The preferred stock strategy pioneered by Digital Offering, LLC, marks a significant shift in combating the adverse effects of toxic financing and related short selling. The strategy represents a forward-thinking solution that will foster a market environment where stock prices more accurately reflect a company’s actual value and growth prospects. We expect to see further developments in this space in the coming years.
Mark Elenowitz, Managing Director of Digital Offering, LLC, a pioneer of this preferred stock offering strategy, and a leader in marketing crowd-financed offerings utilizing Regulation A, had the following to say about this strategy, “Wall Street has evolved to provide alternative structures to capital formation that are designed to provide capital for growth and expansion, allowing the executives to focus on providing shareholder value rather than being victims distracted by toxic structured financings that benefit no one but the professional investor.” Mark added, “Our preferred stock offering strategy makes it possible for public companies to work around the blockers established by toxic financiers and allows companies to raise capital based on fundamentals, comps, and a true reflection of enterprise value. This enables companies to accept funding without toxic features.”

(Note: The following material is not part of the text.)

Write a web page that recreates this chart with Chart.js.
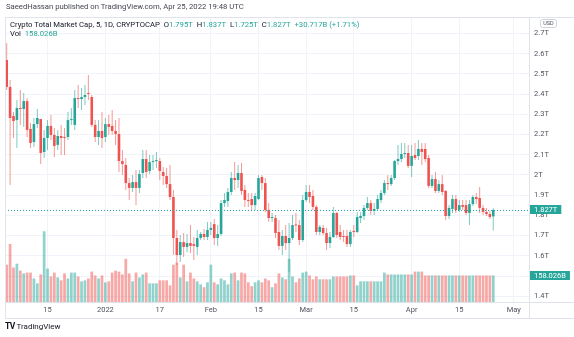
<!DOCTYPE html>
<html><head><meta charset="utf-8">
<script src="https://cdn.jsdelivr.net/npm/chart.js@4.4.0/dist/chart.umd.min.js"></script>
<style>
html,body{margin:0;padding:0;background:#fff;}
#wrap{position:relative;width:574px;height:337px;overflow:hidden;font-family:Roboto,"Liberation Sans",sans-serif;color:#131722;}
canvas{position:absolute;left:0;top:0;}
.t{position:absolute;white-space:nowrap;font-size:7.7px;line-height:9px;}
.g{color:#26a69a;}
</style></head><body>
<div id="wrap">
<canvas id="c" width="574" height="337"></canvas>
<div class="t" style="left:6px;top:2px;color:#434651">SaeedHassan published on TradingView.com, Apr 25, 2022 19:48 UTC</div>
<div class="t" style="left:10px;top:20px">Crypto Total Market Cap, 5, 1D, CRYPTOCAP&nbsp; O<span class="g">1.795T</span>&nbsp; H<span class="g">1.837T</span>&nbsp; L<span class="g">1.725T</span>&nbsp; C<span class="g">1.827T</span>&nbsp; <span class="g">+30.717B (+1.71%)</span></div>
<div class="t" style="left:10px;top:29px">Vol&nbsp; <span class="g">158.026B</span></div>
<div class="t" style="left:5px;top:322px;font-size:8px"><b style="letter-spacing:-0.6px;font-size:8.5px">TV</b> TradingView</div>
</div>
<script>
// OHLC in trillions USD, daily from 2021-12-03 to 2022-04-25
const opens = [2.569,2.436,2.292,2.272,2.332,2.327,2.366,2.228,2.163,2.252,2.277,2.114,2.183,2.243,2.198,2.149,2.193,2.188,2.188,2.272,2.248,2.381,2.376,2.386,2.406,
2.386,2.248,2.188,2.218,2.188,2.252,2.243,2.218,2.203,2.069,2.050,1.960,1.936,1.965,1.936,2.010,2.079,2.020,2.064,2.069,2.069,2.015,1.995,1.955,1.891,
1.688,1.604,1.668,1.644,1.663,1.658,1.644,1.688,1.708,1.693,1.728,1.757,1.688,1.708,1.861,1.871,1.916,1.985,1.975,2.010,1.926,1.876,1.881,1.851,1.881,
1.990,1.960,1.827,1.787,1.787,1.718,1.649,1.698,1.663,1.688,1.752,1.752,1.678,1.876,1.916,1.896,1.842,1.718,1.738,1.713,1.663,1.693,1.812,1.718,1.698,
1.698,1.658,1.723,1.718,1.787,1.797,1.837,1.861,1.822,1.832,1.876,1.911,1.960,1.955,1.985,2.069,2.079,2.104,2.109,2.045,2.099,2.094,2.129,2.129,2.084,
1.946,1.980,1.921,1.955,1.921,1.797,1.832,1.881,1.827,1.851,1.851,1.812,1.856,1.891,1.886,1.837,1.817,1.807,1.795];
const highs = [2.653,2.470,2.312,2.371,2.421,2.406,2.381,2.257,2.282,2.327,2.277,2.223,2.272,2.297,2.233,2.223,2.248,2.233,2.312,2.332,2.421,2.446,2.431,2.446,2.495,
2.396,2.272,2.272,2.312,2.282,2.297,2.322,2.272,2.282,2.124,2.084,1.985,2.000,2.025,2.025,2.124,2.124,2.100,2.099,2.114,2.084,2.040,2.035,2.050,1.926,
1.728,1.703,1.713,1.708,1.752,1.693,1.728,1.718,1.733,1.767,1.767,1.782,1.752,1.876,1.911,1.936,2.015,2.064,2.050,2.059,1.950,1.911,1.911,1.911,2.000,
2.000,1.985,1.861,1.812,1.802,1.777,1.728,1.752,1.762,1.802,1.812,1.777,1.901,1.950,1.950,1.926,1.851,1.752,1.752,1.738,1.718,1.842,1.817,1.752,1.728,
1.728,1.728,1.752,1.817,1.817,1.851,1.891,1.876,1.861,1.901,1.926,1.975,2.000,2.000,2.074,2.149,2.158,2.158,2.149,2.149,2.158,2.173,2.158,2.158,2.099,
2.000,2.015,1.975,2.000,1.926,1.851,1.901,1.901,1.876,1.876,1.876,1.876,1.901,1.911,1.941,1.851,1.837,1.822,1.837];
const lows = [2.421,1.950,2.183,2.134,2.248,2.238,2.188,2.134,2.139,2.233,2.054,2.084,2.124,2.173,2.089,2.124,2.099,2.099,2.173,2.248,2.223,2.332,2.322,2.347,2.371,
2.238,2.163,2.149,2.134,2.163,2.198,2.198,2.149,2.015,2.000,1.926,1.876,1.916,1.851,1.911,1.985,1.985,2.005,2.025,2.035,1.975,1.950,1.936,1.876,1.604,
1.554,1.569,1.594,1.619,1.614,1.579,1.604,1.678,1.678,1.678,1.703,1.653,1.649,1.698,1.842,1.842,1.901,1.926,1.936,1.901,1.842,1.842,1.827,1.827,1.876,
1.926,1.817,1.767,1.767,1.688,1.629,1.604,1.629,1.520,1.678,1.718,1.653,1.668,1.866,1.861,1.827,1.703,1.703,1.703,1.629,1.639,1.688,1.688,1.678,1.668,
1.644,1.644,1.693,1.713,1.762,1.777,1.827,1.802,1.802,1.827,1.861,1.901,1.926,1.946,1.975,2.050,2.064,2.084,2.035,1.990,2.074,2.074,2.050,2.064,1.936,
1.936,1.911,1.911,1.901,1.777,1.782,1.812,1.812,1.817,1.827,1.802,1.752,1.847,1.856,1.812,1.802,1.797,1.782,1.725];
const closes = [2.436,2.282,2.267,2.332,2.327,2.366,2.223,2.158,2.252,2.282,2.109,2.183,2.243,2.198,2.144,2.193,2.183,2.183,2.272,2.277,2.381,2.376,2.386,2.396,2.401,
2.248,2.188,2.218,2.183,2.252,2.238,2.218,2.203,2.069,2.054,1.960,1.936,1.965,1.936,2.005,2.079,2.015,2.064,2.069,2.074,2.020,1.995,1.955,1.891,1.688,
1.604,1.668,1.644,1.663,1.649,1.649,1.688,1.708,1.693,1.728,1.738,1.688,1.708,1.861,1.876,1.916,1.985,1.975,2.010,1.921,1.876,1.871,1.851,1.896,1.985,
1.960,1.827,1.787,1.792,1.713,1.649,1.698,1.663,1.688,1.752,1.750,1.678,1.876,1.916,1.891,1.842,1.718,1.743,1.713,1.663,1.693,1.812,1.703,1.693,1.693,
1.658,1.718,1.718,1.792,1.797,1.837,1.861,1.822,1.832,1.881,1.911,1.960,1.955,1.985,2.069,2.079,2.104,2.109,2.045,2.094,2.084,2.129,2.114,2.079,1.946,
1.980,1.921,1.955,1.916,1.797,1.837,1.881,1.827,1.851,1.842,1.812,1.856,1.891,1.881,1.837,1.817,1.807,1.792,1.827];
// volume in billions USD
const volumes = [222,345,205,228,187,170,175,175,140,111,164,421,199,152,175,146,129,170,140,175,175,152,123,129,140,
181,158,140,158,117,123,175,187,181,164,257,170,123,175,146,164,175,111,111,111,129,129,129,99,222,
234,146,222,123,175,140,123,105,88,117,222,117,105,140,129,105,170,175,129,175,170,117,94,117,129,
117,140,129,88,111,170,146,135,257,152,117,140,175,181,158,135,152,135,135,135,135,152,152,152,152,
152,158,158,99,123,123,123,123,123,123,123,175,164,164,164,164,164,164,164,164,181,181,181,158,158,
158,158,158,158,158,158,158,158,158,158,158,158,158,158,158,158,158,158,158.026];
const yTicks = [1.4,1.5,1.6,1.7,1.8,1.9,2.0,2.1,2.2,2.3,2.4,2.5,2.6,2.7];
const tickDates = ['2021-12-15','2022-01-01','2022-01-17','2022-02-01','2022-02-15','2022-03-01','2022-03-15','2022-04-01','2022-04-15','2022-05-01'];
const tickTexts = ['15','2022','17','Feb','15','Mar','15','Apr','15','May'];
const firstDay = '2021-12-03', lastDay = '2022-05-05';

// calendar of days (category axis)
const categories = [];
for (let d = new Date(firstDay + 'T00:00:00Z'); d <= new Date(lastDay + 'T00:00:00Z'); d.setUTCDate(d.getUTCDate() + 1)) {
  categories.push(d.toISOString().slice(0, 10));
}

const UP = '#26a69a', DOWN = '#ef5350';
const UPV = 'rgba(38,166,154,0.5)', DOWNV = 'rgba(239,83,80,0.5)';
const isUp = opens.map((o, i) => closes[i] >= o);
const FONT = 'Roboto, "Liberation Sans", sans-serif';

const frame = {
  id: 'frame',
  afterDatasetsDraw(chart) {
    const ctx = chart.ctx, a = chart.chartArea, y = chart.scales.y;
    const py = Math.round(y.getPixelForValue(closes[closes.length - 1])) + 0.5;
    ctx.save();
    ctx.strokeStyle = UP; ctx.lineWidth = 1; ctx.setLineDash([1, 2]);
    ctx.beginPath(); ctx.moveTo(a.left, py); ctx.lineTo(a.right, py); ctx.stroke();
    ctx.restore();
  },
  afterDraw(chart) {
    const ctx = chart.ctx, a = chart.chartArea;
    ctx.save();
    ctx.strokeStyle = '#e0e3eb'; ctx.lineWidth = 1;
    ctx.beginPath();
    ctx.moveTo(a.left, a.top - 0.5); ctx.lineTo(574, a.top - 0.5);
    ctx.moveTo(a.left + 0.5, a.top - 1); ctx.lineTo(a.left + 0.5, 319);
    ctx.moveTo(a.left, 318.5); ctx.lineTo(574, 318.5);
    ctx.moveTo(a.left, a.bottom + 0.5); ctx.lineTo(574, a.bottom + 0.5);
    ctx.moveTo(a.right + 0.5, a.top - 1); ctx.lineTo(a.right + 0.5, 319);
    ctx.stroke();
    // value tags
    const tag = (yy, text) => {
      ctx.font = '7.5px ' + FONT;
      const w = ctx.measureText(text).width + 8;
      ctx.fillStyle = UP;
      ctx.fillRect(a.right + 1, Math.round(yy - 4.5), w, 9);
      ctx.fillStyle = '#fff'; ctx.textBaseline = 'middle'; ctx.textAlign = 'left';
      ctx.fillText(text, a.right + 5, yy + 0.5);
    };
    const lastC = closes[closes.length - 1], lastV = volumes[volumes.length - 1];
    tag(chart.scales.y.getPixelForValue(lastC), lastC.toFixed(3) + 'T');
    tag(chart.scales.v.getPixelForValue(lastV), lastV.toFixed(3) + 'B');
    // currency box
    ctx.strokeStyle = '#d1d4dc';
    ctx.beginPath(); ctx.roundRect(540.5, 19.5, 16, 8, 2); ctx.stroke();
    ctx.fillStyle = '#50535e'; ctx.font = '5.5px ' + FONT; ctx.textAlign = 'center'; ctx.textBaseline = 'middle';
    ctx.fillText('USD', 548.5, 23.8);
    ctx.restore();
  }
};

new Chart(document.getElementById('c'), {
  type: 'bar',
  data: {
    labels: categories,
    datasets: [
      { label: 'Volume', data: volumes, yAxisID: 'v', order: 3, grouped: false,
        backgroundColor: isUp.map(u => u ? UPV : DOWNV), barPercentage: 0.8, categoryPercentage: 1, inflateAmount: 0 },
      { label: 'Wick', data: lows.map((l, i) => [l, highs[i]]), yAxisID: 'y', order: 2, grouped: false,
        backgroundColor: isUp.map(u => u ? 'rgba(38,166,154,0.6)' : 'rgba(239,83,80,0.6)'), barThickness: 1, inflateAmount: 0 },
      { label: 'Body', data: opens.map((o, i) => [o, closes[i]]), yAxisID: 'y', order: 1, grouped: false,
        backgroundColor: isUp.map(u => u ? UP : DOWN), barThickness: 2.6, minBarLength: 1, inflateAmount: 0 }
    ]
  },
  options: {
    responsive: false, animation: false, devicePixelRatio: 1,
    layout: { padding: { left: 5, top: 18, right: 0, bottom: 18 } },
    plugins: { legend: { display: false }, tooltip: { enabled: false } },
    scales: {
      x: {
        offset: true,
        border: { display: false },
        grid: { offset: false, drawTicks: false,
          color: c => (c.tick && tickDates.includes(categories[c.index])) ? '#f0f3fa' : 'rgba(0,0,0,0)' },
        ticks: { autoSkip: false, maxRotation: 0, minRotation: 0, padding: 4, color: '#50535e',
          font: { size: 7.5, family: FONT },
          callback: (v, i) => { const k = tickDates.indexOf(categories[i]); return k >= 0 ? tickTexts[k] : ''; } },
        afterFit: s => { s.height = 17; }
      },
      y: {
        position: 'right', min: 1.3713, max: 2.7772,
        border: { display: false },
        grid: { color: '#f0f3fa', drawTicks: false },
        afterBuildTicks: s => { s.ticks = yTicks.map(v => ({ value: v })); },
        ticks: { padding: 5, color: '#50535e', font: { size: 7.5, family: FONT },
          callback: v => (+v.toFixed(1)) + 'T' },
        afterFit: s => { s.width = 45; }
      },
      v: { display: false, min: 0, max: 1690 }
    }
  },
  plugins: [frame]
});
</script>
</body></html>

Microcap companies are increasingly leveraging Regulation A as a strategy for issuing preferred stock that can combat toxic financing and short selling and serve as a means to raise substantial capital. While offering significant advantages, the success of this strategy is contingent on various factors, including market dynamics, investor response, and a company’s overall financial health. This approach exemplifies how strategic thinking can be employed to navigate the complexities of modern financial markets to achieve financial objectives on the road to a company’s success.
If you want to learn more about our client Digital Offering’s preferred stock strategy or other capital financing methods, please reach out to Lou Bevilacqua at Lou@bevilacquapllc.com or (202) 869-0888 (ext. 100), Paul Levites at Paul@bevilacquapllc.com or (202) 869-0888 (ext. 103), or Patrick Costello at Patrick@bevilacquapllc.com or (202) 869-0888 (ext. 130). You can also contact us through our general information email at email@example.com.
 “Crowd-financed Offering” means an equity financing effort under Regulation A of the Securities Act in which securities are sold to the “crowd,” or retail investors, rather than institutions. Crowd-financed Offerings should not be confused with what is commonly referred to as a “Crowdfunding Offering,” which is a securities offering conducted on a FINRA and SEC-registered funding portal under Regulation Crowdfunding of the Securities Act.